Schließlich folgten noch ein Beitrag des Historikers Nils Weigt zur Situation Strausbergs in den letzten Kriegstagen im April und Mai 1945 sowie ein Zeitzeuginnenbericht der ehemaligen Zwangsarbeiterin Halina A, bevor mit Blumen und Kränzen an die Befreier*innen gedacht wurde.

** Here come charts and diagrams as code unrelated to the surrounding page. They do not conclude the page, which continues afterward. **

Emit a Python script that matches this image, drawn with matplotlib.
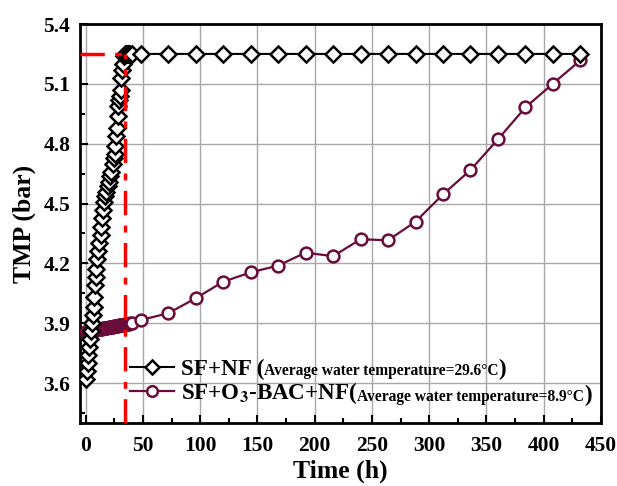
import matplotlib
matplotlib.use("Agg")
import matplotlib.pyplot as plt
from matplotlib.ticker import MultipleLocator, FormatStrFormatter

plt.rcParams['font.family'] = 'serif'
plt.rcParams['font.serif'] = ['Liberation Serif', 'DejaVu Serif']
plt.rcParams['font.weight'] = 'bold'
plt.rcParams['mathtext.fontset'] = 'stix'

# SF+NF (29.6 C) - fast rise in the first ~34 h, then flat
sf_nf_time = [0.0, 0.8, 1.6, 2.4, 3.2, 4.0, 4.8, 5.6, 6.4, 7.0, 7.6, 8.0, 8.6, 9.3,
              10.0, 11.0, 12.0, 13.0, 13.7, 14.4, 15.1, 16.0, 17.0, 18.1, 19.3, 20.4,
              21.5, 22.5, 23.4, 24.4, 25.3, 26.0, 26.8, 27.2, 27.8, 28.2, 29.0, 29.7,
              30.4, 31.2, 31.8, 32.6, 33.3, 34.0, 35.0, 36.0, 37.0, 38.0, 39.0, 40.0,
              48, 72, 96, 120, 144, 168, 192, 216, 240, 264, 288, 312, 336, 360,
              384, 408, 432]
sf_nf_tmp = [3.62, 3.66, 3.70, 3.74, 3.78, 3.82, 3.86, 3.90, 3.94, 3.98, 4.03, 4.09,
             4.13, 4.17, 4.22, 4.26, 4.30, 4.34, 4.38, 4.43, 4.47, 4.51, 4.54, 4.56,
             4.59, 4.61, 4.64, 4.66, 4.70, 4.73, 4.75, 4.79, 4.84, 4.88, 4.94, 4.99,
             5.02, 5.04, 5.07, 5.13, 5.17, 5.20, 5.24, 5.25, 5.25, 5.25, 5.25, 5.25,
             5.25, 5.25,
             5.25, 5.25, 5.25, 5.25, 5.25, 5.25, 5.25, 5.25, 5.25, 5.25, 5.25, 5.25,
             5.25, 5.25, 5.25, 5.25, 5.25]

# SF+O3-BAC+NF (8.9 C)
o3_time = [0, 1, 2, 3, 4, 5, 6, 7, 8, 9, 10, 11, 12, 13, 14, 15, 16, 17, 18, 19, 20,
           21, 22, 23, 24, 25, 26, 27, 28, 29, 30, 31, 32, 33, 34, 35, 36, 37, 38, 39, 40,
           48, 72, 96, 120, 144, 168, 192, 216, 240, 264, 288, 312, 336, 360, 384, 408, 432]
o3_tmp = [3.858, 3.859, 3.861, 3.862, 3.862, 3.864, 3.865, 3.866, 3.866, 3.868, 3.869,
          3.870, 3.871, 3.871, 3.873, 3.874, 3.875, 3.876, 3.877, 3.878, 3.879, 3.880,
          3.881, 3.882, 3.883, 3.884, 3.886, 3.887, 3.888, 3.889, 3.890, 3.891, 3.892,
          3.893, 3.894, 3.895, 3.896, 3.897, 3.898, 3.899, 3.901,
          3.916, 3.950, 4.025, 4.108, 4.155, 4.189, 4.254, 4.236, 4.321, 4.316, 4.409,
          4.546, 4.668, 4.822, 4.982, 5.101, 5.218]

cutoff_time = 34
cutoff_tmp = 5.25

labels_big = ['SF+NF (', 'SF+O$_\\mathbf{3}$-BAC+NF(']
labels_small = ['Average water temperature=29.6°C', 'Average water temperature=8.9°C']

maroon = '#6a0b3a'

fig = plt.figure(figsize=(6.17, 4.86), dpi=100)
ax = fig.add_axes([80/617, 1 - 423/486, 521/617, 399/486])

ax.grid(True, which='major', color='#a8a8a8', linewidth=1.0, zorder=0)
ax.set_axisbelow(True)

l1, = ax.plot(sf_nf_time, sf_nf_tmp, color='black', lw=1.5, marker='D', markersize=8,
              markerfacecolor='white', markeredgecolor='black', markeredgewidth=1.8, zorder=4)
l2, = ax.plot(o3_time, o3_tmp, color=maroon, lw=1.6, marker='o', markersize=8.5,
              markerfacecolor='white', markeredgecolor=maroon, markeredgewidth=1.8, zorder=3)

# red dash-dot guide lines
dashdot = (0, (7, 3, 2, 3))
ax.plot([cutoff_time, cutoff_time], [3.4, cutoff_tmp], color='red', lw=2.5,
        linestyle=dashdot, zorder=5)
ax.plot([-5, cutoff_time], [cutoff_tmp, cutoff_tmp], color='red', lw=2.5,
        linestyle=dashdot, zorder=5)

ax.set_xlim(-5, 450)
ax.set_ylim(3.4, 5.4)
ax.xaxis.set_major_locator(MultipleLocator(50))
ax.xaxis.set_minor_locator(MultipleLocator(25))
ax.yaxis.set_minor_locator(MultipleLocator(0.15))
ax.set_yticks([3.6, 3.9, 4.2, 4.5, 4.8, 5.1, 5.4])
ax.yaxis.set_major_formatter(FormatStrFormatter('%.1f'))
ax.tick_params(which='both', direction='in', width=1.5, labelsize=15.5)
ax.tick_params(axis='x', pad=9)
ax.tick_params(axis='y', pad=7)
ax.tick_params(which='major', length=6)
ax.tick_params(which='minor', length=3.5)
for s in ax.spines.values():
    s.set_linewidth(2)

ax.set_xlabel('Time (h)', fontsize=18.5, fontweight='bold', labelpad=3)
ax.set_ylabel('TMP (bar)', fontsize=18.5, fontweight='bold', labelpad=5)

leg = ax.legend([l1, l2], labels_big, loc='upper left', bbox_to_anchor=(0.096, 0.16),
                frameon=False, fontsize=16.6, borderpad=0, borderaxespad=0,
                handlelength=1.9, handletextpad=0.3, labelspacing=0.0, markerscale=0.9)
fig.canvas.draw()
for txt, small in zip(leg.get_texts(), labels_small):
    a = ax.annotate(small, xy=(1, 0), xycoords=txt, xytext=(0, 1), textcoords='offset points',
                    ha='left', va='bottom', fontsize=11.2, fontweight='bold')
    ax.annotate(')', xy=(1, 0), xycoords=a, xytext=(0, -1), textcoords='offset points',
                ha='left', va='bottom', fontsize=16.6, fontweight='bold')

fig.savefig('out.png', dpi=100)
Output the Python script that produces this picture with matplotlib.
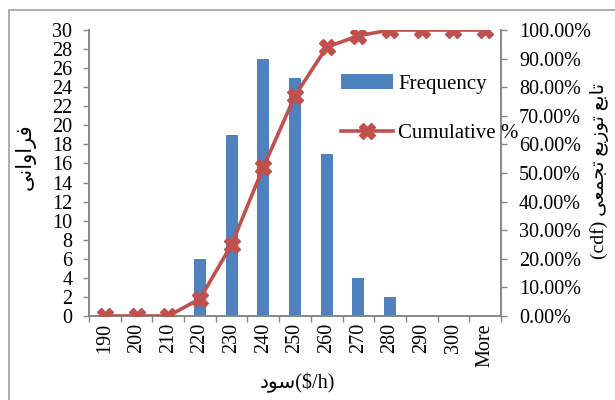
import matplotlib.pyplot as plt
from matplotlib.patches import Rectangle
from matplotlib.ticker import PercentFormatter

bins = ["190", "200", "210", "220", "230", "240", "250", "260", "270", "280", "290", "300", "More"]
frequency = [0, 0, 0, 6, 19, 27, 25, 17, 4, 2, 0, 0, 0]
cumulative = [0.0, 0.0, 0.0, 0.06, 0.25, 0.52, 0.77, 0.94, 0.98, 1.0, 1.0, 1.0, 1.0]

# Persian labels, pre-shaped in visual (left to right) order
ylabel_left = "\uFBFD\uFEE7\uFE8D\uFEED\uFE8D\uFEAE\uFED3"  # فراوانی
ylabel_right = ("(cdf) " + "\uFBFD\uFECC\uFEE4\uFEA0\uFE97" + " "
                + "\uFECA\uFBFE\uFEAF\uFEEE\uFE97" + " "
                + "\uFECA\uFE91\uFE8E\uFE97")  # تابع توزیع تجمعی (cdf)
xlabel = "\uFEA9\uFEEE\uFEB3" + "($/h)"  # سود($/h)

fonts = ["Liberation Serif", "DejaVu Sans"]
plt.rcParams["font.family"] = fonts
plt.rcParams["font.size"] = 14.5

blue = "#4F81BD"
red = "#C0504D"
grey = "#868686"

fig = plt.figure(figsize=(6.15, 4), dpi=100)
fig.patches.append(Rectangle((9 / 615, -0.1), 1.2, 1 - 10 / 400 + 0.1, transform=fig.transFigure,
                             fill=False, edgecolor="#A0A0A0", linewidth=1.2))

ax = fig.add_axes([89 / 615, 1 - 316 / 400, 412 / 615, 286 / 400])
x = list(range(len(bins)))
ax.bar(x, frequency, width=0.38, color=blue, label="Frequency", zorder=2)
ax.set_xlim(-0.5, len(bins) - 0.5)
ax.set_ylim(0, 30)
ax.set_yticks(range(0, 31, 2))
ax.set_xticks(x)
ax.set_xticklabels(bins, rotation=90)
ax.set_xticks([i - 0.5 for i in range(len(bins) + 1)], minor=True)
ax.tick_params(axis="x", which="major", length=0, pad=5)
ax.tick_params(axis="x", which="minor", length=4, color=grey, width=1)
ax.tick_params(axis="y", length=4, color=grey, width=1, pad=8)
for side in ["left", "bottom", "right"]:
    ax.spines[side].set_color(grey)
    ax.spines[side].set_linewidth(1.2)
ax.spines["top"].set_visible(False)
ax.set_ylabel(ylabel_left, fontsize=15)
ax.yaxis.set_label_coords(-0.155, 0.556)
ax.yaxis.label.set_va("center")
ax.set_xlabel(xlabel, fontsize=14.5)
ax.xaxis.set_label_coords(0.505, -0.234)
ax.xaxis.label.set_va("center")

ax2 = ax.twinx()
ax2.plot(x, cumulative, color=red, linewidth=2.6, marker="X", markersize=11,
         markeredgecolor=red, label="Cumulative %", zorder=3)
ax2.set_ylim(0, 1)
ax2.set_yticks([i / 10 for i in range(11)])
ax2.yaxis.set_major_formatter(PercentFormatter(1.0, decimals=2))
ax2.tick_params(axis="y", length=4, color=grey, width=1, pad=9)
for side in ["left", "bottom", "right"]:
    ax2.spines[side].set_color(grey)
    ax2.spines[side].set_linewidth(1.2)
ax2.spines["top"].set_visible(False)
ax2.set_ylabel(ylabel_right, fontsize=14)
ax2.yaxis.set_label_coords(1.24, 0.507)
ax2.yaxis.label.set_va("center")

h1, l1 = ax.get_legend_handles_labels()
h2, l2 = ax2.get_legend_handles_labels()
fig.legend(h1 + h2, l1 + l2, loc="upper left", bbox_to_anchor=(341 / 615, 1 - 74 / 400),
           frameon=False, handlelength=2.5, handletextpad=0.25, labelspacing=1.45,
           borderpad=0, borderaxespad=0, fontsize=15)

plt.savefig("out.png", dpi=100)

Radlergruppe von Strausberg nach Müncheberg / Foto: Samuel Signer

Im Anschluss sattelten rund 15 Radler*innen ihre Drahtesel und strampelten geführt vom Peter Churfürst (Naturfreunde Brandenburg) über Gladowshöhe, Garzau, Garzin, Liebenhof und Waldsieversdorf nach Müncheberg. Unsere eigentlich geplante Teilnahme und inhaltliche Gestaltung an der städtischen Gedenkveranstaltung mussten wir leider kurzfristig absagen, da die AfD ebenfalls zu der Veranstaltung eingeladen wurde. Für uns als VVN-BdA ist klar, wir werden niemals mit der AfD gemeinsam an die Opfer des Nationalsozialismus erinnern. Wir dulden keine Normalität mit den Feinden der Demokratie und Menschenrechten. Kurzentschlossen machten wir uns auf zum Thälmanns wo wir eine historische Einordnung der Befreiung Münchebergs hörten. Auch dort legten wir im Anschluss Blumen und einen Kranz am Sowjetischen Ehrenmal nieder.